The human brain is very strange, and grief often finds a way of transposing itself. We can move with calm and composure through the death of a grandparent and fall to pieces when a sock goes missing. The way society operates now encourages us to process things in accordance with a 24 hour news cycle – every day, a fresh weight of information and trauma dumped upon our shoulders. Answers to complicated questions to be unpacked and articulated without so much as the breathing space to experience the emotions they enkindle. I think we owe it to this poor kid not to rush through remembering him. To give his friends and family the space to deal with their grief, even when the nature of social media compels you to close those spaces. To check in on your own friends and family. To keep asking how they’re doing, even when they’re not reaching out – especially when they’re not reaching out.

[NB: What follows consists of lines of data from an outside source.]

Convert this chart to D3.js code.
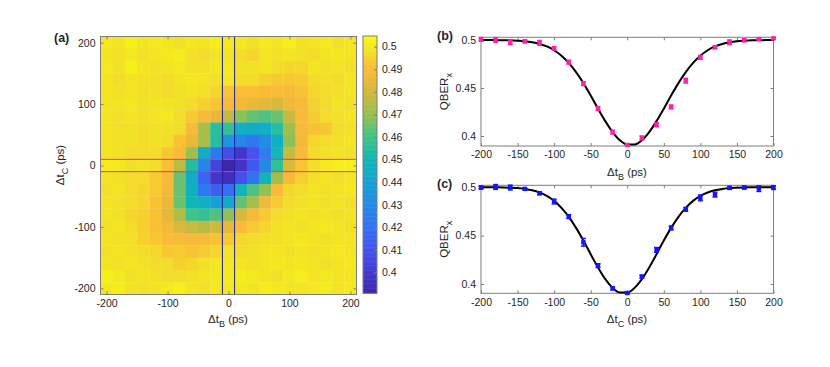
<!DOCTYPE html>
<html>
<head>
<meta charset="utf-8">
<script src="https://cdnjs.cloudflare.com/ajax/libs/d3/7.8.5/d3.min.js"></script>
<style>
  body { margin: 0; background: #fff; }
  text { font-family: "Liberation Sans", Arial, Helvetica, sans-serif; fill: #262626; }
</style>
</head>
<body>
<div id="chart"></div>
<script>

// delays in ps (heatmap columns / rows, and the cuts)
var delays = [-200,-180,-160,-140,-120,-100,-80,-60,-40,-20,0,20,40,60,80,100,120,140,160,180,200];

// heatmap rows, top (dtC = 200) to bottom (dtC = -200), columns dtB = -200..200
var qberMap = [
  [0.500,0.499,0.502,0.499,0.500,0.499,0.498,0.500,0.499,0.501,0.4997,0.500,0.498,0.500,0.499,0.501,0.498,0.499,0.500,0.498,0.499],
  [0.499,0.498,0.500,0.498,0.499,0.500,0.501,0.498,0.497,0.499,0.4986,0.497,0.496,0.499,0.498,0.499,0.498,0.497,0.499,0.500,0.499],
  [0.500,0.498,0.502,0.499,0.498,0.499,0.500,0.498,0.498,0.500,0.4997,0.498,0.498,0.499,0.497,0.496,0.496,0.499,0.498,0.499,0.498],
  [0.499,0.497,0.499,0.498,0.498,0.497,0.499,0.500,0.499,0.498,0.4993,0.497,0.497,0.495,0.494,0.493,0.494,0.497,0.498,0.497,0.499],
  [0.499,0.498,0.499,0.498,0.498,0.497,0.498,0.499,0.498,0.496,0.4924,0.491,0.491,0.490,0.490,0.489,0.492,0.496,0.497,0.498,0.499],
  [0.499,0.499,0.500,0.498,0.499,0.499,0.498,0.497,0.495,0.493,0.4890,0.488,0.486,0.484,0.482,0.487,0.489,0.495,0.497,0.499,0.498],
  [0.499,0.498,0.499,0.498,0.499,0.500,0.497,0.494,0.489,0.486,0.4772,0.469,0.464,0.462,0.465,0.478,0.489,0.494,0.497,0.498,0.499],
  [0.499,0.498,0.498,0.497,0.498,0.498,0.497,0.489,0.473,0.456,0.4579,0.446,0.445,0.446,0.455,0.472,0.489,0.492,0.493,0.497,0.498],
  [0.499,0.498,0.498,0.497,0.498,0.497,0.492,0.486,0.473,0.455,0.4352,0.429,0.423,0.432,0.446,0.469,0.488,0.496,0.497,0.498,0.499],
  [0.499,0.498,0.497,0.497,0.497,0.493,0.489,0.471,0.445,0.424,0.4076,0.399,0.410,0.426,0.451,0.478,0.489,0.497,0.498,0.499,0.498],
  [0.5007,0.5000,0.4976,0.4986,0.4970,0.4914,0.4769,0.4545,0.4286,0.4041,0.3907,0.3980,0.4117,0.4303,0.4576,0.4820,0.4924,0.4976,0.4997,0.5010,0.5017],
  [0.499,0.498,0.497,0.497,0.494,0.489,0.465,0.445,0.416,0.399,0.3955,0.409,0.422,0.449,0.472,0.489,0.495,0.498,0.499,0.498,0.499],
  [0.498,0.499,0.497,0.496,0.494,0.488,0.465,0.447,0.424,0.414,0.4190,0.449,0.462,0.470,0.489,0.496,0.497,0.499,0.498,0.499,0.500],
  [0.499,0.498,0.497,0.496,0.492,0.486,0.465,0.450,0.447,0.440,0.4431,0.464,0.473,0.487,0.494,0.497,0.498,0.499,0.498,0.499,0.498],
  [0.499,0.498,0.496,0.495,0.492,0.484,0.474,0.460,0.458,0.462,0.4697,0.481,0.489,0.494,0.497,0.498,0.499,0.498,0.499,0.498,0.499],
  [0.498,0.499,0.497,0.495,0.491,0.488,0.482,0.478,0.476,0.480,0.4852,0.490,0.494,0.496,0.498,0.499,0.498,0.499,0.500,0.499,0.498],
  [0.499,0.498,0.498,0.495,0.493,0.490,0.489,0.489,0.489,0.492,0.4938,0.496,0.497,0.498,0.498,0.499,0.500,0.499,0.498,0.499,0.499],
  [0.498,0.499,0.498,0.497,0.496,0.493,0.494,0.492,0.494,0.496,0.4983,0.497,0.498,0.499,0.499,0.498,0.499,0.498,0.499,0.500,0.499],
  [0.499,0.498,0.499,0.498,0.497,0.497,0.495,0.496,0.498,0.500,0.4997,0.499,0.498,0.499,0.500,0.499,0.500,0.499,0.498,0.499,0.500],
  [0.502,0.500,0.498,0.499,0.498,0.497,0.497,0.498,0.499,0.500,0.5003,0.501,0.500,0.499,0.498,0.500,0.501,0.499,0.500,0.499,0.499],
  [0.500,0.501,0.499,0.498,0.499,0.500,0.502,0.499,0.498,0.500,0.4997,0.500,0.499,0.501,0.500,0.499,0.499,0.500,0.501,0.499,0.500]
];
// dtC value of each heatmap row
var mapRows = [200,180,160,140,120,100,80,60,40,20,0,-20,-40,-60,-80,-100,-120,-140,-160,-180,-200];

// cut (b): QBER_x vs dtB, with error bars
var qberB = [0.5007,0.5000,0.4976,0.4986,0.4970,0.4914,0.4769,0.4545,0.4286,0.4041,0.3907,0.3980,0.4117,0.4303,0.4576,0.4820,0.4924,0.4976,0.4997,0.5010,0.5017];
var errB  = [0.0020,0.0025,0.0025,0.0015,0.0025,0.0015,0.0020,0.0020,0.0020,0.0020,0.0012,0.0020,0.0020,0.0020,0.0025,0.0020,0.0015,0.0025,0.0015,0.0010,0.0010];

// cut (c): QBER_x vs dtC, with error bars
var qberC = [0.4997,0.5003,0.4997,0.4983,0.4938,0.4852,0.4697,0.4431,0.4190,0.3955,0.3907,0.4076,0.4352,0.4579,0.4772,0.4890,0.4924,0.4993,0.4997,0.4986,0.4997];
var errC  = [0.0015,0.0025,0.0025,0.0010,0.0015,0.0025,0.0020,0.0040,0.0020,0.0015,0.0012,0.0015,0.0025,0.0020,0.0020,0.0030,0.0025,0.0015,0.0015,0.0030,0.0020];

// fitted curves every 10 ps
var fitX = [-200,-190,-180,-170,-160,-150,-140,-130,-120,-110,-100,-90,-80,-70,-60,-50,-40,-30,-20,-10,0,10,20,30,40,50,60,70,80,90,100,110,120,130,140,150,160,170,180,190,200];
var fitB = [0.5000,0.5000,0.4999,0.4998,0.4997,0.4993,0.4987,0.4976,0.4959,0.4933,0.4893,0.4836,0.4761,0.4665,0.4551,0.4422,0.4285,0.4155,0.4041,0.3955,0.3911,0.3911,0.3955,0.4041,0.4155,0.4285,0.4422,0.4551,0.4665,0.4761,0.4836,0.4893,0.4933,0.4959,0.4976,0.4987,0.4993,0.4997,0.4998,0.4999,0.5000];
var fitC = [0.5000,0.5000,0.4999,0.4998,0.4995,0.4991,0.4982,0.4968,0.4945,0.4910,0.4859,0.4787,0.4694,0.4580,0.4449,0.4308,0.4171,0.4050,0.3960,0.3911,0.3911,0.3960,0.4050,0.4171,0.4308,0.4449,0.4580,0.4694,0.4787,0.4859,0.4910,0.4945,0.4968,0.4982,0.4991,0.4995,0.4998,0.4999,0.5000,0.5000,0.5000];

// tick labels
var mapTicks = [-200,-100,0,100,200];
var cutTicks = [-200,-150,-100,-50,0,50,100,150,200];
var cbarTicks = [0.40,0.41,0.42,0.43,0.44,0.45,0.46,0.47,0.48,0.49,0.50];
var qberTicks = [0.40,0.45,0.50];

var width = 830, height = 367;
var axisColor = "#7d7d7d";
var pink = "#ff22a8", blue = "#1414ff", cutBlue = "#22229a";

var svg = d3.select("#chart").append("svg")
    .attr("width", width)
    .attr("height", height);

// parula-like colour scale
var cmapStops  = [0.3907,0.400,0.410,0.420,0.430,0.440,0.450,0.460,0.470,0.480,0.490,0.494,0.4975,0.5047];
var cmapColors = ["#3e26a8","#4438cf","#4552ef","#3370f3","#2489e6","#14a2d6","#10b6b6","#3fc38a","#95c052","#d2b83a","#fbba3a","#f6ca31","#f2df2a","#f9fb0e"];
var color = d3.scaleLinear().domain(cmapStops).range(cmapColors).clamp(true);

// matlab style labels: plain hyphen, no trailing zeros
var fmt = function(d) { return String(+d.toFixed(2)); };

// draw inward ticks on all four sides plus labels on bottom/left
function drawAxes(g, x, y, xTicks, yTicks, yFmt) {
  var xr = x.range(), yr = y.range();
  var w = xr[1] - xr[0], h = yr[0] - yr[1];
  var tl = 3;

  var gx = g.append("g").attr("transform", "translate(0," + yr[0] + ")")
      .call(d3.axisBottom(x).tickValues(xTicks).tickSizeInner(-tl).tickSizeOuter(0).tickPadding(5).tickFormat(fmt));
  var gxt = g.append("g").attr("transform", "translate(0," + yr[1] + ")")
      .call(d3.axisTop(x).tickValues(xTicks).tickSizeInner(-tl).tickSizeOuter(0).tickFormat(""));
  var gy = g.append("g").attr("transform", "translate(" + xr[0] + ",0)")
      .call(d3.axisLeft(y).tickValues(yTicks).tickSizeInner(-tl).tickSizeOuter(0).tickPadding(5).tickFormat(yFmt));
  var gyr = g.append("g").attr("transform", "translate(" + xr[1] + ",0)")
      .call(d3.axisRight(y).tickValues(yTicks).tickSizeInner(-tl).tickSizeOuter(0).tickFormat(""));

  [gx, gxt, gy, gyr].forEach(function(a) {
    a.select(".domain").remove();
    a.selectAll("line").attr("stroke", axisColor);
    a.selectAll("text").style("font-size", "10.5px").attr("fill", "#262626");
  });

  g.append("rect")
    .attr("x", xr[0]).attr("y", yr[1])
    .attr("width", w).attr("height", h)
    .attr("fill", "none").attr("stroke", axisColor).attr("stroke-width", 1);
}

// text with a subscript, e.g. Δt_B (ps)
function subLabel(g, x, y, base, sub, tail, rotate) {
  var t = g.append("text")
    .attr("text-anchor", "middle")
    .style("font-size", "11.5px")
    .attr("transform", "translate(" + x + "," + y + ")" + (rotate ? " rotate(-90)" : ""));
  t.append("tspan").text(base);
  t.append("tspan").attr("dy", 3.5).style("font-size", "9px").text(sub);
  if (tail) t.append("tspan").attr("dy", -3.5).text(tail);
  return t;
}

// ---------- (a) heatmap ----------
var ax = d3.scaleLinear().domain([-210, 210]).range([100.5, 356.5]);
var ay = d3.scaleLinear().domain([-210, 210]).range([294.5, 36.5]);
var ga = svg.append("g");

qberMap.forEach(function(row, j) {
  ga.selectAll(null)
    .data(row)
    .enter().append("rect")
    .attr("x", function(d, i) { return ax(delays[i] - 10); })
    .attr("y", ay(mapRows[j] + 10))
    .attr("width", ax(10) - ax(-10) + 0.3)
    .attr("height", ay(-10) - ay(10) + 0.3)
    .attr("fill", function(d) { return color(d); });
});

// highlighted cuts
ga.append("rect")
  .attr("x", ax(-210)).attr("y", ay(10))
  .attr("width", ax(210) - ax(-210)).attr("height", ay(-10) - ay(10))
  .attr("fill", "none").attr("stroke", pink).attr("stroke-width", 1);
ga.append("rect")
  .attr("x", ax(-10)).attr("y", ay(210))
  .attr("width", ax(10) - ax(-10)).attr("height", ay(-210) - ay(210))
  .attr("fill", "none").attr("stroke", cutBlue).attr("stroke-width", 1);

drawAxes(ga, ax, ay, mapTicks, mapTicks, fmt);
subLabel(ga, 228, 323, "\u0394t", "B", " (ps)");
subLabel(ga, 64, 165, "\u0394t", "C", " (ps)", true);
ga.append("text").attr("x", 54).attr("y", 42)
  .style("font-size", "12.5px").style("font-weight", "bold").text("(a)");

// colorbar
var cb = d3.scaleLinear().domain([0.3907, 0.5047]).range([293.5, 36]);
var gc = svg.append("g");
var slices = d3.range(0, 200).map(function(i) { return 0.3907 + (0.5047 - 0.3907) * i / 200; });
gc.selectAll(null).data(slices).enter().append("rect")
  .attr("x", 363).attr("width", 14)
  .attr("y", function(d) { return cb(d + 0.00057); })
  .attr("height", cb(0) - cb(0.00057) + 0.5)
  .attr("fill", function(d) { return color(d + 0.000285); });
gc.append("rect").attr("x", 363).attr("y", 36).attr("width", 14).attr("height", 257.5)
  .attr("fill", "none").attr("stroke", axisColor);
var gct = gc.append("g").attr("transform", "translate(377,0)")
  .call(d3.axisRight(cb).tickValues(cbarTicks).tickSizeInner(-3).tickSizeOuter(0).tickPadding(5).tickFormat(fmt));
gct.select(".domain").remove();
gct.selectAll("line").attr("stroke", axisColor);
gct.selectAll("text").style("font-size", "10.5px");

// ---------- (b) and (c) cuts ----------
function cutPanel(top, bottom, yDom, vals, errs, fit, col, label, sub) {
  var x = d3.scaleLinear().domain([-200, 200]).range([481, 773.5]);
  var y = d3.scaleLinear().domain(yDom).range([bottom, top]);
  var g = svg.append("g");

  drawAxes(g, x, y, cutTicks, qberTicks, fmt);

  var line = d3.line()
      .x(function(d, i) { return x(fitX[i]); })
      .y(function(d) { return y(d); })
      .curve(d3.curveMonotoneX);

  g.append("path").datum(fit)
    .attr("d", line).attr("fill", "none")
    .attr("stroke", "#000").attr("stroke-width", 2);

  var pts = g.selectAll(null).data(vals).enter().append("g")
    .attr("transform", function(d, i) { return "translate(" + x(delays[i]) + ",0)"; });
  pts.append("line")
    .attr("y1", function(d, i) { return y(d - errs[i]); })
    .attr("y2", function(d, i) { return y(d + errs[i]); })
    .attr("stroke", col).attr("stroke-width", 1.4);
  pts.append("line").attr("x1", -2.5).attr("x2", 2.5)
    .attr("y1", function(d, i) { return y(d - errs[i]); })
    .attr("y2", function(d, i) { return y(d - errs[i]); })
    .attr("stroke", col).attr("stroke-width", 1.4);
  pts.append("line").attr("x1", -2.5).attr("x2", 2.5)
    .attr("y1", function(d, i) { return y(d + errs[i]); })
    .attr("y2", function(d, i) { return y(d + errs[i]); })
    .attr("stroke", col).attr("stroke-width", 1.4);
  pts.append("rect")
    .attr("x", -2.2).attr("width", 4.4).attr("height", 4.4)
    .attr("y", function(d) { return y(d) - 2.2; })
    .attr("fill", col);

  subLabel(g, 627, bottom + 30, "\u0394t", sub, " (ps)");
  subLabel(g, 448, (top + bottom) / 2, "QBER", "x", "", true);
  g.append("text").attr("x", 437).attr("y", top + 3)
    .style("font-size", "12.5px").style("font-weight", "bold").text(label);
}

cutPanel(37.3, 146, [0.3896, 0.5028], qberB, errB, fitB, pink, "(b)", "B");
cutPanel(185.3, 293.3, [0.3904, 0.502], qberC, errC, fitC, blue, "(c)", "C");

</script>
</body>
</html>
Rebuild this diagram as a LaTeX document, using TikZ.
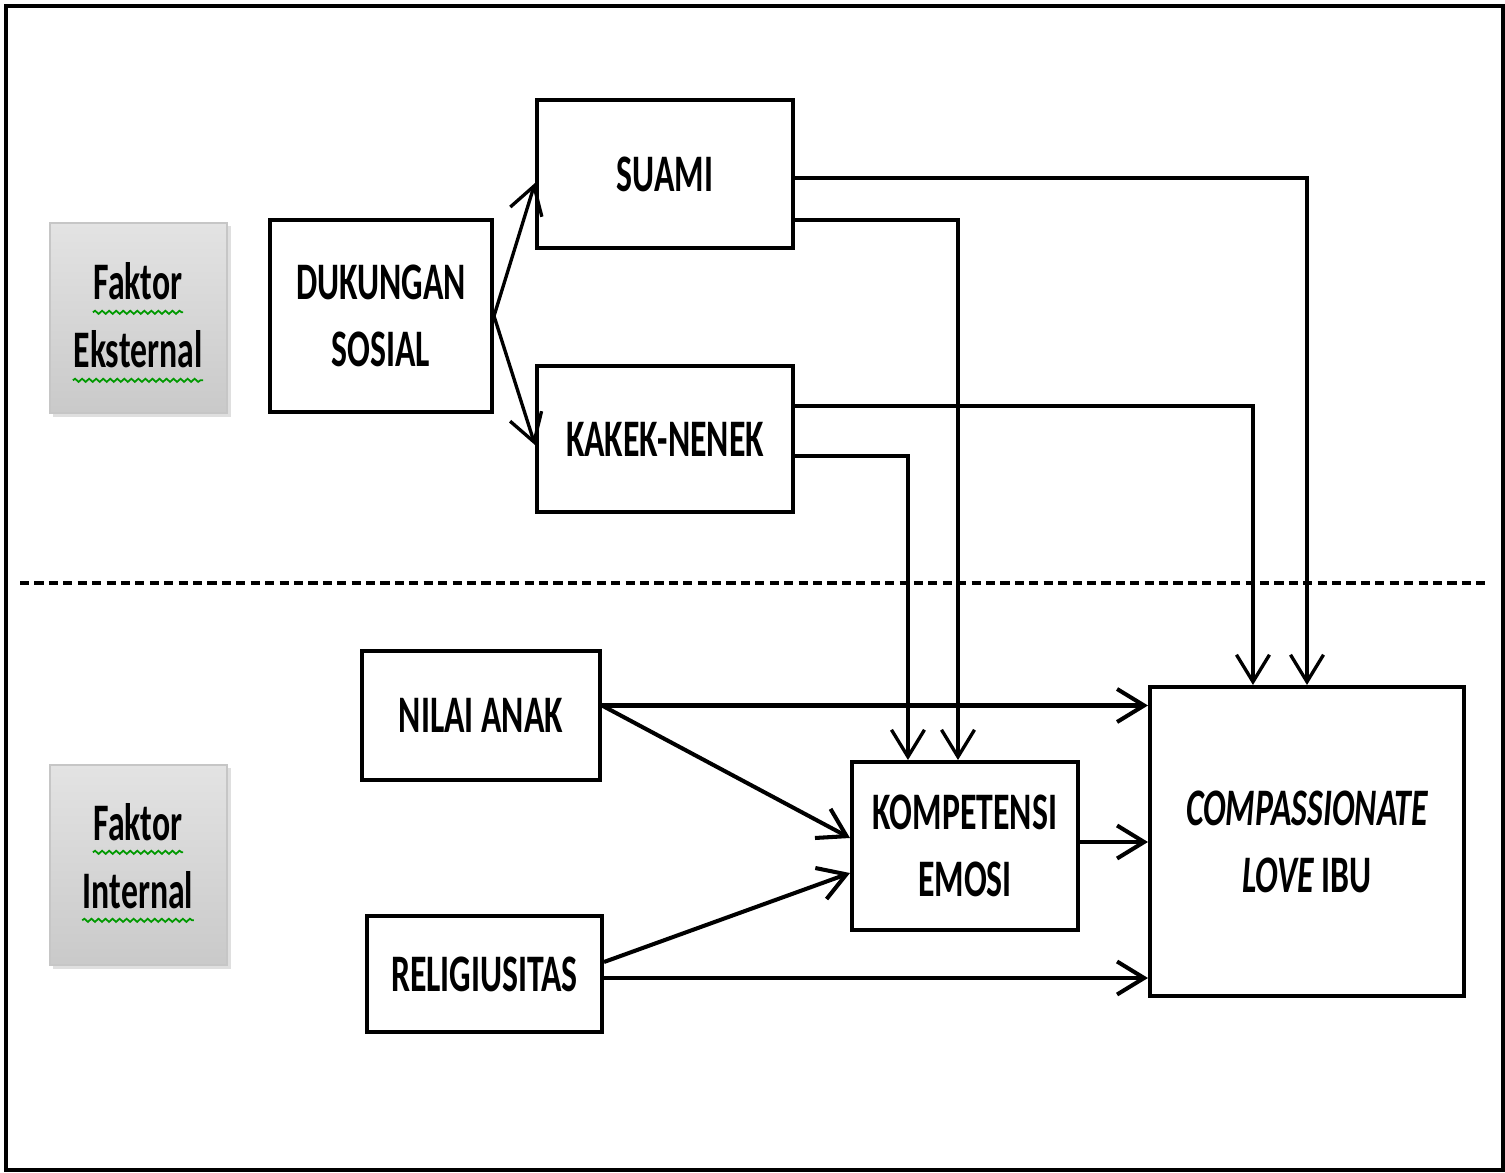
\documentclass[tikz,border=0pt]{standalone}
\usepackage{fontspec}
\setmainfont{Carlito}[FakeStretch=0.64]
\usetikzlibrary{arrows.meta, decorations.pathmorphing, shadows}

\tikzset{
  blok/.style={draw, line width=1.1pt, align=center, inner sep=2pt,
    font=\fontsize{15}{19}\selectfont\bfseries},
  faktor/.style={draw=gray!45, line width=0.6pt, top color=gray!22, bottom color=gray!42,
    drop shadow={shadow xshift=1pt, shadow yshift=-1pt, opacity=0.25}},
  faktorteks/.style={anchor=base, inner sep=0pt, font=\fontsize{15}{19}\selectfont\bfseries},
  ejaan/.style={draw=green!60!black, line width=0.5pt, decorate,
    decoration={snake, amplitude=0.45pt, segment length=2pt}},
  panah/.style={->, line width=0.95pt},
  panahtebal/.style={->, line width=1.15pt},
  batas/.style={line width=1.2pt, dash pattern=on 2.6pt off 1.5pt},
}

\begin{document}
\begin{tikzpicture}[x=0.01cm, y=-0.01cm, >={Straight Barb[length=2.7mm, width=3.3mm]}]
    \useasboundingbox (0,0) rectangle (1505,1173);
    \draw[line width=1.2pt] (6,6) rectangle (1503,1170);

    % faktor eksternal / internal
    \node[faktor, minimum width=1.77cm, minimum height=1.9cm] (eks) at (138.5,318) {};
    \node[faktorteks] (eks1) at (138,300) {Faktor};
    \node[faktorteks] (eks2) at (138,368) {Eksternal};
    \node[faktor, minimum width=1.77cm, minimum height=2cm] (int) at (138.5,865) {};
    \node[faktorteks] (int1) at (138,840) {Faktor};
    \node[faktorteks] (int2) at (138,908) {Internal};
    \draw[ejaan] ([yshift=-3.5pt]eks1.base west) -- ([yshift=-3.5pt]eks1.base east);
    \draw[ejaan] ([yshift=-3.5pt]eks2.base west) -- ([yshift=-3.5pt]eks2.base east);
    \draw[ejaan] ([yshift=-3.5pt]int1.base west) -- ([yshift=-3.5pt]int1.base east);
    \draw[ejaan] ([yshift=-3.5pt]int2.base west) -- ([yshift=-3.5pt]int2.base east);

    % kotak
    \node[blok, minimum width=2.22cm, minimum height=1.92cm] (dukungan) at (381,316) {DUKUNGAN\\SOSIAL};
    \node[blok, minimum width=2.56cm, minimum height=1.48cm] (suami) at (665,174) {SUAMI};
    \node[blok, minimum width=2.56cm, minimum height=1.46cm] (kakek) at (665,439) {KAKEK-NENEK};
    \node[blok, minimum width=2.38cm, minimum height=1.29cm] (nilai) at (481,715.5) {NILAI ANAK};
    \node[blok, minimum width=2.35cm, minimum height=1.16cm] (religi) at (484.5,974) {RELIGIUSITAS};
    \node[blok, minimum width=2.26cm, minimum height=1.68cm] (kompetensi) at (965,846) {KOMPETENSI\\EMOSI};
    \node[blok, minimum width=3.14cm, minimum height=3.09cm] (cl) at (1307,841.5)
        {\itshape COMPASSIONATE\\{\itshape LOVE} IBU};

    \draw[batas] (20,583) -- (1490,583);

    % panah
    \draw[panah] (dukungan.east) -- ([yshift=-0.09cm]suami.west);
    \draw[panah] (dukungan.east) -- ([yshift=-0.06cm]kakek.west);
    \draw[panah] ([yshift=-0.04cm]suami.east) -| (cl.north);
    \draw[panah] ([yshift=-0.46cm]suami.east) -| ([xshift=-0.07cm]kompetensi.north);
    \draw[panah] ([yshift=0.33cm]kakek.east) -| ([xshift=-0.54cm]cl.north);
    \draw[panah] ([yshift=-0.17cm]kakek.east) -| ([xshift=-0.57cm]kompetensi.north);

    \coordinate (n1) at ([yshift=0.1cm]nilai.east);
    \coordinate (r1) at ([yshift=0.12cm]religi.east);
    \coordinate (r2) at ([yshift=-0.04cm]religi.east);
    \draw[panahtebal] (n1) -- (n1 -| cl.west);
    \draw[panahtebal] (n1) -- ([yshift=0.08cm]kompetensi.west);
    \draw[panahtebal] (r1) -- ([yshift=-0.27cm]kompetensi.west);
    \draw[panahtebal] (r2) -- (r2 -| cl.west);
    \draw[panahtebal] ([yshift=0.04cm]kompetensi.east) -- ([yshift=0.04cm]kompetensi.east -| cl.west);
\end{tikzpicture}
\end{document}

Lil Peep appeared in our lives seemingly out of nowhere and departed just as fast, like a comet burning up on the edge of the atmosphere – blink and you might miss him. I met Lil Peep for an interview in July, and consider myself lucky to have had the opportunity to be in his company. He was kind, funny, and generous with his time and thoughts. When we got onto the subject of older critics scrambling to understand him, he was unfazed – comfortable in where he was already and confident that he would get to the top. “They don’t [get it] yet, but they will soon,” he said, “It’s gonna take a while, it might even take a couple of years, but soon enough everyone’s gonna get it.”

Lil Peep felt like the future of something not yet fully formed. It’s a great loss that we won’t get to see what that could have looked like under his influence. His time here was tragically brief but what he did with it will live on forever. I just wish there could have been more.